• Problem to work on:
Extract the lines from the start through the line that holds "thy_tol_d = [11.05, 10.69, 10.29, 9.87, 9.21, 8.81, 8.63, 8.27]", both included, omitting all images.

● ● ● ●

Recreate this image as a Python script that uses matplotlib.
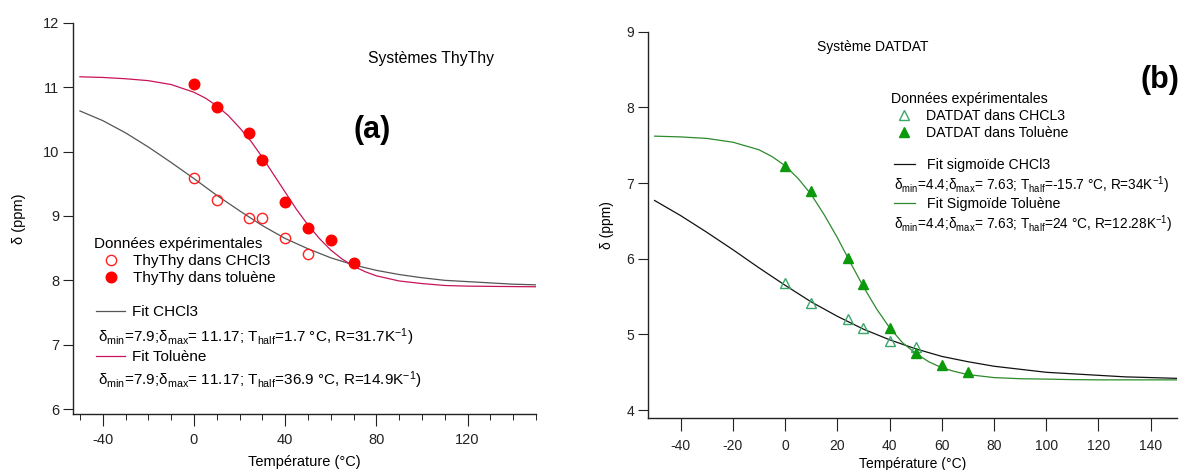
import matplotlib
matplotlib.use("Agg")
import matplotlib.pyplot as plt
from matplotlib.ticker import MultipleLocator

plt.rcParams["font.family"] = ["Liberation Sans", "DejaVu Sans"]
plt.rcParams["axes.unicode_minus"] = False
plt.rcParams["mathtext.fontset"] = "custom"
plt.rcParams["mathtext.rm"] = "Liberation Sans"
plt.rcParams["mathtext.it"] = "Liberation Sans:italic"

# --------------------------------------------------
# (a) ThyThy data
# --------------------------------------------------
thy_chcl3_T = [0, 10, 24, 30, 40, 50]
thy_chcl3_d = [9.59, 9.25, 8.97, 8.97, 8.65, 8.41]
thy_tol_T = [0, 10, 24, 30, 40, 50, 60, 70]
thy_tol_d = [11.05, 10.69, 10.29, 9.87, 9.21, 8.81, 8.63, 8.27]

# fitted curves
fit_thy_chcl3_T = [-50, -40, -30, -20, -10, 0, 10, 20, 30, 40, 50, 60, 70,
                   80, 90, 100, 110, 120, 130, 140, 150]
fit_thy_chcl3_d = [10.63, 10.48, 10.29, 10.07, 9.83, 9.58, 9.32, 9.08, 8.85,
                   8.65, 8.49, 8.35, 8.24, 8.155, 8.09, 8.04, 8.00, 7.98,
                   7.96, 7.94, 7.93]
fit_thy_tol_T = [-50, -40, -30, -20, -10, 0, 5, 10, 15, 20, 25, 30, 35, 40,
                 45, 50, 55, 60, 65, 70, 75, 80, 90, 100, 110, 120, 130,
                 140, 150]
fit_thy_tol_d = [11.16, 11.15, 11.13, 11.10, 11.04, 10.92, 10.83, 10.71,
                 10.56, 10.37, 10.16, 9.91, 9.64, 9.37, 9.10, 8.86, 8.65,
                 8.47, 8.33, 8.22, 8.135, 8.07, 7.99, 7.95, 7.92, 7.91,
                 7.906, 7.903, 7.90]

# --------------------------------------------------
# (b) DATDAT data
# --------------------------------------------------
dat_chcl3_T = [0, 10, 24, 30, 40, 50]
dat_chcl3_d = [5.68, 5.41, 5.21, 5.08, 4.91, 4.83]
dat_tol_T = [0, 10, 24, 30, 40, 50, 60, 70]
dat_tol_d = [7.23, 6.90, 6.01, 5.67, 5.09, 4.75, 4.59, 4.51]

fit_dat_chcl3_T = [-50, -40, -30, -20, -10, 0, 10, 20, 30, 40, 50, 60, 70,
                   80, 90, 100, 110, 120, 130, 140, 150]
fit_dat_chcl3_d = [6.77, 6.57, 6.35, 6.12, 5.88, 5.65, 5.43, 5.24, 5.07,
                   4.93, 4.81, 4.71, 4.64, 4.58, 4.54, 4.50, 4.48, 4.46,
                   4.44, 4.43, 4.42]
fit_dat_tol_T = [-50, -40, -30, -20, -10, -5, 0, 5, 10, 15, 20, 25, 30, 35,
                 40, 45, 50, 55, 60, 65, 70, 80, 90, 100, 110, 120, 130,
                 140, 150]
fit_dat_tol_d = [7.62, 7.61, 7.59, 7.54, 7.44, 7.35, 7.23, 7.06, 6.85, 6.58,
                 6.28, 5.95, 5.63, 5.34, 5.09, 4.89, 4.75, 4.64, 4.56, 4.51,
                 4.47, 4.43, 4.415, 4.41, 4.403, 4.40, 4.40, 4.40, 4.40]

W, H = 1181, 470
fig = plt.figure(figsize=(W / 100, H / 100), dpi=100)


def px(x, y):
    return (x / W, 1 - y / H)


def make_axes(x0, x1, y0, y1):
    return fig.add_axes([x0 / W, 1 - y1 / H, (x1 - x0) / W, (y1 - y0) / H])


def style_axes(ax, fs):
    ax.spines["top"].set_visible(False)
    ax.spines["right"].set_visible(False)
    for s in ("left", "bottom"):
        ax.spines[s].set_linewidth(1.0)
        ax.spines[s].set_color("#222222")
    ax.tick_params(direction="out", labelsize=fs, colors="#222222")


def line_key(handle, label, xy, fs, hl, pad):
    fig.legend([handle], [label], fontsize=fs, loc="center left",
               bbox_to_anchor=px(*xy), frameon=False, borderpad=0,
               borderaxespad=0, handlelength=hl, handletextpad=pad)


# ---------------- panel (a) ----------------
ax1 = make_axes(73.3, 536, 22.7, 414.3)
fit_a1, = ax1.plot(fit_thy_chcl3_T, fit_thy_chcl3_d, color="#555555", lw=0.9, zorder=2)
fit_a2, = ax1.plot(fit_thy_tol_T, fit_thy_tol_d, color="#C8145A", lw=0.9, zorder=2)
h_oc, = ax1.plot(thy_chcl3_T, thy_chcl3_d, "o", ms=7.4, mfc="none",
                 mec="#FF2020", mew=1.0, zorder=3)
h_fc, = ax1.plot(thy_tol_T, thy_tol_d, "o", ms=7.6, mfc="#FF0000",
                 mec="#FF0000", zorder=3)
ax1.set_xlim(-52.9, 150)
ax1.set_ylim(5.92, 12)
ax1.xaxis.set_major_locator(MultipleLocator(40))
ax1.xaxis.set_minor_locator(MultipleLocator(10))
ax1.yaxis.set_major_locator(MultipleLocator(1))
style_axes(ax1, 10.5)
ax1.tick_params(axis="x", which="major", length=8.5, pad=5)
ax1.tick_params(axis="x", which="minor", length=4)
ax1.tick_params(axis="y", length=7, pad=3)
ax1.set_xlabel("Température (°C)", fontsize=10.5, labelpad=6)
ax1.set_ylabel("δ (ppm)", fontsize=10.5, labelpad=12)

fig.text(*px(431, 59), "Systèmes ThyThy", fontsize=11.3, ha="center", va="center")
fig.text(*px(372, 130), "(a)", fontsize=22, fontweight="bold", ha="center", va="center")

fs_a = 11
fig.legend([h_oc, h_fc], ["ThyThy dans CHCl3", "ThyThy dans toluène"],
           title="Données expérimentales", title_fontsize=fs_a, fontsize=fs_a,
           alignment="left", loc="upper left", bbox_to_anchor=px(94, 237),
           frameon=False, borderpad=0, borderaxespad=0, handlelength=2.2,
           handletextpad=0.35, labelspacing=0.2)
line_key(fit_a1, "Fit CHCl3", (96, 312), fs_a, 1.9, 0.45)
line_key(fit_a2, "Fit Toluène", (96, 357), fs_a, 1.9, 0.45)
fig.text(*px(98, 337),
         r"δ$_{\mathrm{min}}$=7.9;δ$_{\mathrm{max}}$= 11.17; T$_{\mathrm{half}}$=1.7 °C, R=31.7K$^{\mathrm{-1}}$)",
         fontsize=fs_a, ha="left", va="center")
fig.text(*px(98, 380),
         r"δ$_{\mathrm{min}}$=7.9;δ$_{\mathrm{max}}$= 11.17; T$_{\mathrm{half}}$=36.9 °C, R=14.9K$^{\mathrm{-1}}$)",
         fontsize=fs_a, ha="left", va="center")

# ---------------- panel (b) ----------------
ax2 = make_axes(648.3, 1176.7, 31.7, 417.7)
fit_b1, = ax2.plot(fit_dat_chcl3_T, fit_dat_chcl3_d, color="#111111", lw=0.9, zorder=2)
fit_b2, = ax2.plot(fit_dat_tol_T, fit_dat_tol_d, color="#2D8A2D", lw=0.9, zorder=2)
h_ot, = ax2.plot(dat_chcl3_T, dat_chcl3_d, "^", ms=7, mfc="none",
                 mec="#3AA66A", mew=1.0, zorder=3)
h_ft, = ax2.plot(dat_tol_T, dat_tol_d, "^", ms=7.8, mfc="#0C990C",
                 mec="#0C990C", zorder=3)
ax2.set_xlim(-52.4, 150)
ax2.set_ylim(3.9, 9)
ax2.xaxis.set_major_locator(MultipleLocator(20))
ax2.yaxis.set_major_locator(MultipleLocator(1))
style_axes(ax2, 10)
ax2.tick_params(axis="x", length=9, pad=6)
ax2.tick_params(axis="y", length=7, pad=3)
ax2.set_xlabel("Température (°C)", fontsize=10, labelpad=3)
ax2.set_ylabel("δ (ppm)", fontsize=10, labelpad=9)

fig.text(*px(873, 47), "Système DATDAT", fontsize=10, ha="center", va="center")
fig.text(*px(1160, 80), "(b)", fontsize=22, fontweight="bold", ha="center", va="center")

fs_b = 10.2
fig.legend([h_ot, h_ft], ["DATDAT dans CHCL3", "DATDAT dans Toluène"],
           title="Données expérimentales", title_fontsize=fs_b, fontsize=fs_b,
           alignment="left", loc="upper left", bbox_to_anchor=px(891, 92.5),
           frameon=False, borderpad=0, borderaxespad=0, handlelength=1.83,
           handletextpad=0.63, labelspacing=0.18)
line_key(fit_b1, "Fit sigmoïde CHCl3", (894, 165), fs_b, 1.5, 0.8)
line_key(fit_b2, "Fit Sigmoïde Toluène", (894, 204), fs_b, 1.5, 0.8)
fig.text(*px(894, 185),
         r"δ$_{\mathrm{min}}$=4.4;δ$_{\mathrm{max}}$= 7.63; T$_{\mathrm{half}}$=-15.7 °C, R=34K$^{\mathrm{-1}}$)",
         fontsize=9.8, ha="left", va="center")
fig.text(*px(894, 224),
         r"δ$_{\mathrm{min}}$=4.4;δ$_{\mathrm{max}}$= 7.63; T$_{\mathrm{half}}$=24 °C, R=12.28K$^{\mathrm{-1}}$)",
         fontsize=9.8, ha="left", va="center")

fig.savefig("out.png", dpi=100)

● ● ● ●

• Expected output:
Recreate this image as a Python script that uses matplotlib.
import matplotlib
matplotlib.use("Agg")
import matplotlib.pyplot as plt
from matplotlib.ticker import MultipleLocator

plt.rcParams["font.family"] = ["Liberation Sans", "DejaVu Sans"]
plt.rcParams["axes.unicode_minus"] = False
plt.rcParams["mathtext.fontset"] = "custom"
plt.rcParams["mathtext.rm"] = "Liberation Sans"
plt.rcParams["mathtext.it"] = "Liberation Sans:italic"

# --------------------------------------------------
# (a) ThyThy data
# --------------------------------------------------
thy_chcl3_T = [0, 10, 24, 30, 40, 50]
thy_chcl3_d = [9.59, 9.25, 8.97, 8.97, 8.65, 8.41]
thy_tol_T = [0, 10, 24, 30, 40, 50, 60, 70]
thy_tol_d = [11.05, 10.69, 10.29, 9.87, 9.21, 8.81, 8.63, 8.27]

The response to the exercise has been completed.